Good stuff and bad stuff

I have realised that my previous blogs make it sound as if I am criticising the US.  I am not.  I was fascinated in the differences between our two cultures for many reasons.  Each has some really good points and each some terrible.

For example, sometimes I wish we, in the UK, could choose our clinicians.  In theory, you can choose to go to a particular specialist but you have to have good reasons to go out of area, not be satisfied with your own local option and fight the system to be able to change.  In the US, it sounds ideal.  You can choose who you want to treat you, as long as your insurance covers it.  Well, that was my view anyway.

But really it is not like that.  The fights with insurance companies, the co-pay, the huge premiums, the exclusions, the difficulty in switching jobs because of switching health insurance, the paying for just going to see the doctor can lead very quickly to bankruptcy and despair.  A long term health problem could leave your family destitute.

Neither system is ideal and we have a lot to learn from each other.

The most important difference we discovered whilst meandering through Waitrose was that here in the UK we are very much medicine based for mental health problems, whereas the US tends to be more therapy based.  Therapy here is offered: a) grudgingly as an adjunct to more medical based treatments; and b) for far too short a time.  Six weeks of CBT to "cure" an eating disorder?  Sigh

There were some things in both systems that we both rolled our eyes at and others that we looked longingly at.  The medical insurance situation is a nightmare for some parents in the US.  People are dying because they can't afford or get the medical care they desperately need.  Meanwhile, here in the UK, with our wonderful free healthcare, we are still reeling from the Stafford scandal.  

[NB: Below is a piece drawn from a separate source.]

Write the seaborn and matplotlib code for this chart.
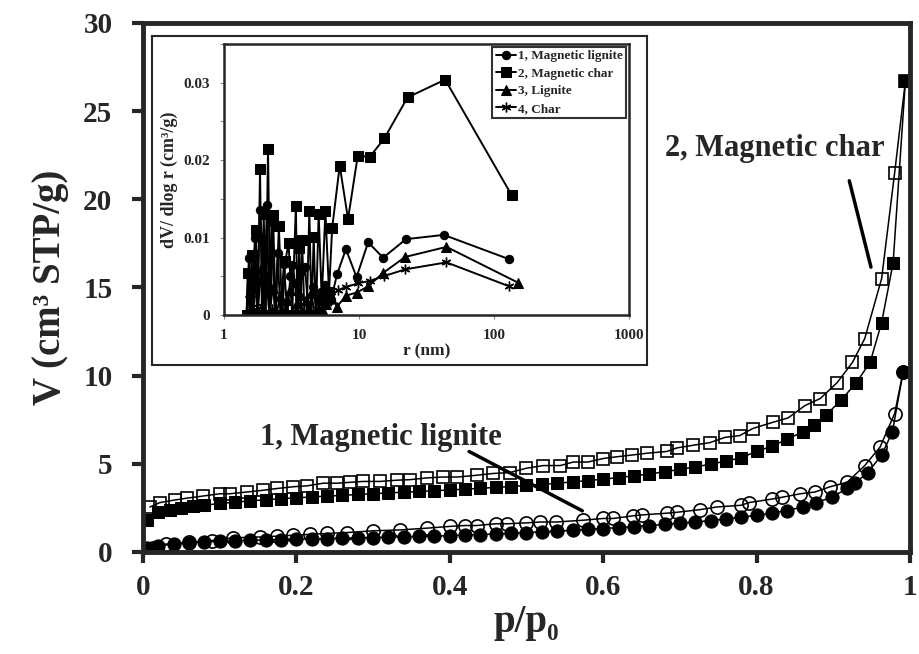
import matplotlib.pyplot as plt
import seaborn as sns

# main isotherms (p/p0, V in cm3 STP/g)
ml_ads_x = [0.005, 0.02, 0.04, 0.06, 0.08, 0.10, 0.12, 0.14, 0.16, 0.18, 0.20, 0.22, 0.24, 0.26, 0.28,
            0.30, 0.32, 0.34, 0.36, 0.38, 0.40, 0.42, 0.44, 0.46, 0.48, 0.50, 0.52, 0.54, 0.56, 0.58,
            0.60, 0.62, 0.64, 0.66, 0.68, 0.70, 0.72, 0.74, 0.76, 0.78, 0.80, 0.82, 0.84, 0.86, 0.878,
            0.898, 0.918, 0.928, 0.945, 0.963, 0.977, 0.991]
ml_ads_y = [0.2, 0.35, 0.45, 0.52, 0.57, 0.6, 0.63, 0.66, 0.68, 0.7, 0.72, 0.74, 0.76, 0.78, 0.8,
            0.82, 0.84, 0.86, 0.88, 0.9, 0.93, 0.96, 0.99, 1.02, 1.06, 1.1, 1.14, 1.18, 1.23, 1.28,
            1.33, 1.38, 1.44, 1.5, 1.56, 1.63, 1.7, 1.78, 1.87, 1.97, 2.08, 2.2, 2.35, 2.55, 2.8,
            3.1, 3.6, 3.9, 4.5, 5.5, 6.8, 10.2]
ml_des_x = [0.013, 0.03, 0.06, 0.09, 0.117, 0.152, 0.175, 0.196, 0.218, 0.24, 0.266, 0.30, 0.335, 0.37,
            0.40, 0.42, 0.435, 0.46, 0.475, 0.50, 0.518, 0.539, 0.574, 0.60, 0.613, 0.639, 0.65, 0.683,
            0.696, 0.726, 0.748, 0.78, 0.79, 0.82, 0.833, 0.857, 0.876, 0.896, 0.918, 0.941, 0.961,
            0.98, 0.991]
ml_des_y = [0.25, 0.45, 0.55, 0.65, 0.8, 0.85, 0.9, 0.95, 1.0, 1.05, 1.1, 1.2, 1.25, 1.35,
            1.45, 1.5, 1.5, 1.6, 1.6, 1.65, 1.7, 1.7, 1.8, 1.9, 1.9, 2.05, 2.1, 2.2,
            2.25, 2.4, 2.55, 2.65, 2.8, 3.0, 3.1, 3.3, 3.4, 3.7, 3.95, 4.9, 5.95,
            7.85, 10.2]
mc_ads_x = [0.005, 0.02, 0.035, 0.05, 0.065, 0.08, 0.10, 0.12, 0.14, 0.16, 0.18, 0.20, 0.22, 0.24,
            0.26, 0.28, 0.30, 0.32, 0.34, 0.36, 0.38, 0.40, 0.42, 0.44, 0.46, 0.48, 0.50, 0.52, 0.54,
            0.56, 0.58, 0.60, 0.62, 0.64, 0.66, 0.68, 0.70, 0.72, 0.74, 0.76, 0.78, 0.80, 0.82, 0.84,
            0.86, 0.875, 0.89, 0.91, 0.93, 0.948, 0.963, 0.978, 0.994]
mc_ads_y = [1.8, 2.25, 2.4, 2.5, 2.58, 2.65, 2.75, 2.82, 2.9, 2.96, 3.02, 3.07, 3.12, 3.17,
            3.21, 3.26, 3.3, 3.35, 3.39, 3.43, 3.47, 3.52, 3.56, 3.61, 3.66, 3.71, 3.77, 3.83, 3.9,
            3.97, 4.05, 4.13, 4.22, 4.32, 4.42, 4.55, 4.68, 4.82, 4.98, 5.15, 5.35, 5.7, 6.0, 6.4,
            6.8, 7.2, 7.75, 8.6, 9.6, 10.75, 13.0, 16.4, 26.7]
mc_des_x = [0.009, 0.022, 0.042, 0.057, 0.078, 0.10, 0.113, 0.135, 0.157, 0.175, 0.196, 0.214, 0.235,
            0.253, 0.27, 0.287, 0.309, 0.331, 0.348, 0.37, 0.391, 0.41, 0.435, 0.456, 0.478, 0.50,
            0.522, 0.544, 0.561, 0.58, 0.60, 0.618, 0.638, 0.657, 0.683, 0.696, 0.717, 0.739, 0.759,
            0.778, 0.795, 0.821, 0.841, 0.863, 0.883, 0.905, 0.925, 0.941, 0.963, 0.98, 0.994]
mc_des_y = [2.55, 2.8, 2.95, 3.05, 3.17, 3.3, 3.3, 3.4, 3.5, 3.6, 3.7, 3.75, 3.9,
            3.9, 3.95, 4.0, 4.0, 4.07, 4.1, 4.2, 4.25, 4.25, 4.35, 4.45, 4.5, 4.75,
            4.9, 4.9, 5.1, 5.1, 5.3, 5.4, 5.5, 5.6, 5.7, 5.9, 6.05, 6.2, 6.5,
            6.6, 7.0, 7.35, 7.6, 8.3, 8.7, 9.6, 10.75, 12.1, 15.5, 21.5, 26.7]

# inset pore size distributions (r in nm, dV/dlog r in cm3/g)
sq_r = [1.47, 1.50, 1.55, 1.60, 1.66, 1.72, 1.78, 1.85, 1.91, 1.97, 2.04, 2.12, 2.20, 2.31, 2.42,
        2.55, 2.70, 2.85, 3.01, 3.20, 3.41, 3.50, 3.61, 3.70, 3.79, 3.95, 4.10, 4.29, 4.45, 4.62,
        4.80, 5.03, 5.30, 5.64, 6.00, 6.33, 7.2, 8.3, 9.8, 12.0, 15.4, 22.9, 43.5, 135]
sq_dv = [0, 0.0054, 0, 0.0078, 0, 0.0110, 0, 0.0188, 0, 0.0130, 0, 0.0215, 0, 0.0129, 0,
         0.0115, 0, 0.0070, 0.0093, 0, 0.0141, 0, 0.0087, 0, 0.0097, 0, 0, 0.0134, 0, 0.0101,
         0, 0.0131, 0.0020, 0.0134, 0.0030, 0.0112, 0.0193, 0.0124, 0.0206, 0.0204, 0.0228, 0.0281,
         0.0304, 0.0155]
ci_r = [1.47, 1.53, 1.58, 1.63, 1.70, 1.76, 1.84, 1.91, 1.98, 2.08, 2.16, 2.25, 2.38, 2.50, 2.62,
        2.78, 2.95, 3.10, 3.20, 3.36, 3.50, 3.70, 3.98, 4.25, 4.56, 4.90, 5.20, 5.60, 6.2, 6.9,
        8.0, 9.6, 11.7, 15.1, 22.3, 42.5, 130]
ci_dv = [0, 0.0074, 0, 0.0050, 0.0099, 0, 0.0136, 0.0100, 0, 0.0142, 0, 0.0120, 0, 0.0080, 0,
         0.0066, 0, 0.0050, 0.0065, 0.0041, 0, 0.0055, 0.0062, 0, 0.0036, 0, 0.0030, 0.0039,
         0.0020, 0.0053, 0.0085, 0.0049, 0.0094, 0.0074, 0.0098, 0.01035, 0.0072]
tr_r = [1.47, 1.55, 1.62, 1.70, 1.78, 1.87, 1.96, 2.06, 2.17, 2.30, 2.45, 2.60, 2.78, 2.95, 3.10,
        3.30, 3.50, 3.66, 3.85, 4.05, 4.25, 4.45, 4.70, 5.0, 5.3, 5.7, 6.2, 6.9, 8.0, 9.6,
        11.7, 15.0, 22.0, 44.5, 150]
tr_dv = [0, 0.0030, 0, 0.0045, 0, 0.0060, 0, 0.0050, 0, 0.0035, 0, 0.0025, 0, 0.0020, 0.0032,
         0, 0.0015, 0.0026, 0, 0.0020, 0, 0.0028, 0, 0, 0.0008, 0.0014, 0.0022, 0.0011, 0.0025,
         0.0029, 0.0037, 0.0054, 0.0075, 0.0088, 0.0042]
st_r = [1.47, 1.60, 1.75, 1.90, 2.05, 2.25, 2.50, 2.80, 3.10, 3.50, 3.90, 4.30, 4.70, 5.0, 5.3,
        5.8, 6.2, 7.0, 8.0, 9.8, 12.0, 15.2, 22.0, 44.5, 130]
st_dv = [0, 0.0010, 0, 0.0012, 0, 0.0008, 0, 0.0005, 0, 0.0004, 0, 0.0003, 0, 0.0008, 0.0016,
         0.0015, 0.0025, 0.0032, 0.0036, 0.0041, 0.0044, 0.0050, 0.0059, 0.0068, 0.0037]
inset_labels = ["1, Magnetic lignite", "2, Magnetic char", "3, Lignite", "4, Char"]

sns.set_style("ticks")
plt.rcParams['font.family'] = ['Liberation Serif', 'DejaVu Serif']
plt.rcParams['font.weight'] = 'bold'
plt.rcParams['axes.labelweight'] = 'bold'

fig = plt.figure(figsize=(9.19, 6.54), dpi=100)
ax = fig.add_axes([0.1556, 0.156, 0.8346, 0.809])

kw = dict(estimator=None, sort=False, color="black", linewidth=1.1, ax=ax)
sns.lineplot(x=ml_ads_x, y=ml_ads_y, marker="o", markersize=9.5, markerfacecolor="black",
             markeredgecolor="black", **kw)
sns.lineplot(x=ml_des_x, y=ml_des_y, marker="o", markersize=9.5, markerfacecolor="none",
             markeredgecolor="black", markeredgewidth=1.2, **kw)
sns.lineplot(x=mc_ads_x, y=mc_ads_y, marker="s", markersize=8.5, markerfacecolor="black",
             markeredgecolor="black", **kw)
sns.lineplot(x=mc_des_x, y=mc_des_y, marker="s", markersize=8.5, markerfacecolor="none",
             markeredgecolor="black", markeredgewidth=1.2, **kw)

ax.set_xlim(0, 1)
ax.set_ylim(0, 30)
ax.set_xticks([0, 0.2, 0.4, 0.6, 0.8, 1])
ax.set_xticklabels(["0", "0.2", "0.4", "0.6", "0.8", "1"])
ax.set_yticks([0, 5, 10, 15, 20, 25, 30])
ax.tick_params(direction="out", length=8, width=3, labelsize=21, pad=8)
ax.tick_params(axis="y", pad=14)
for s in ax.spines.values():
    s.set_linewidth(3.5)
ax.set_xlabel("p/p₀", fontsize=28, fontweight="bold", labelpad=2)
ax.set_ylabel("V (cm³ STP/g)", fontsize=28, fontweight="bold", labelpad=10)

ax.text(0.31, 6.5, "1, Magnetic lignite", fontsize=22, fontweight="bold", ha="center", va="center")
ax.annotate("", xy=(0.576, 2.26), xytext=(0.422, 5.77),
            arrowprops=dict(arrowstyle="-", lw=2.5, color="black"))
ax.text(0.824, 22.9, "2, Magnetic char", fontsize=22, fontweight="bold", ha="center", va="center")
ax.annotate("", xy=(0.95, 16.0), xytext=(0.92, 21.2),
            arrowprops=dict(arrowstyle="-", lw=2.5, color="black"))

# inset frame and inset plot
frame = fig.add_axes([0.1654, 0.4419, 0.5386, 0.503])
frame.set_xticks([])
frame.set_yticks([])
frame.set_facecolor("white")
for s in frame.spines.values():
    s.set_linewidth(1.5)

ins = fig.add_axes([0.2437, 0.5183, 0.4407, 0.4144])
ikw = dict(estimator=None, sort=False, color="black", linewidth=1.4, markeredgecolor="black",
           markerfacecolor="black", ax=ins)
sns.lineplot(x=ci_r, y=ci_dv, marker="o", markersize=6, label=inset_labels[0], **ikw)
sns.lineplot(x=sq_r, y=sq_dv, marker="s", markersize=6.5, label=inset_labels[1], **ikw)
sns.lineplot(x=tr_r, y=tr_dv, marker="^", markersize=6.5, label=inset_labels[2], **ikw)
sns.lineplot(x=st_r, y=st_dv, marker=(6, 2, 0), markersize=7, markeredgewidth=1,
             label=inset_labels[3], **ikw)

ins.set_xscale("log")
ins.set_xlim(1, 1000)
ins.set_ylim(0, 0.035)
ins.set_xticks([1, 10, 100, 1000])
ins.set_xticklabels(["1", "10", "100", "1000"])
ins.set_yticks([0, 0.01, 0.02, 0.03])
ins.set_yticklabels(["0", "0.01", "0.02", "0.03"])
ins.set_yticks([0.005, 0.015, 0.025, 0.035], minor=True)
ins.xaxis.set_minor_locator(plt.NullLocator())
ins.tick_params(which="both", direction="out", length=3, width=0.8, labelsize=11, pad=7,
                color="#888888")
for s in ins.spines.values():
    s.set_linewidth(1.8)
ins.set_xlabel("r (nm)", fontsize=12.5, fontweight="bold", labelpad=1)
ins.set_ylabel("dV/ dlog r (cm³/g)", fontsize=13, fontweight="bold", labelpad=4)
leg = ins.legend(loc="upper right", fontsize=9.5, frameon=True, fancybox=False, edgecolor="black",
                 handlelength=1.5, handletextpad=0.2, borderpad=0.25, labelspacing=0.4,
                 borderaxespad=0.2)
leg.get_frame().set_linewidth(1.5)

fig.savefig("out.png", dpi=100)
plt.close()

I have just got off the phone with the pharmacy at my hospital.  Back in April, a harried A&E doctor didn't sign the right bit of the form to say I didn't have to pay for prescriptions.  I have been sent a letter and a form to fill in and sign but the form is not the right one and there is no box to tick saying "Cancer patient".  This means another form being sent.  Both the lovely Linda on the end of the phone and I agree it would be much simpler if I could just tell her over the phone and she could tick the right box.  Sadly, the computer says No.  Incidentally, once I have filled in and signed the right form, it gets filed away and should the same thing happen again, there is no cross referencing system so I will be sent the wrong form and then another form to sign again.

Sigh.

1 comment:

  1. We're comparing caviar to champagne here, in a world where most don't have bread. Still: it is only by having people discussing and arguing and trying to understand these systems that they were created and improved. So, carry on!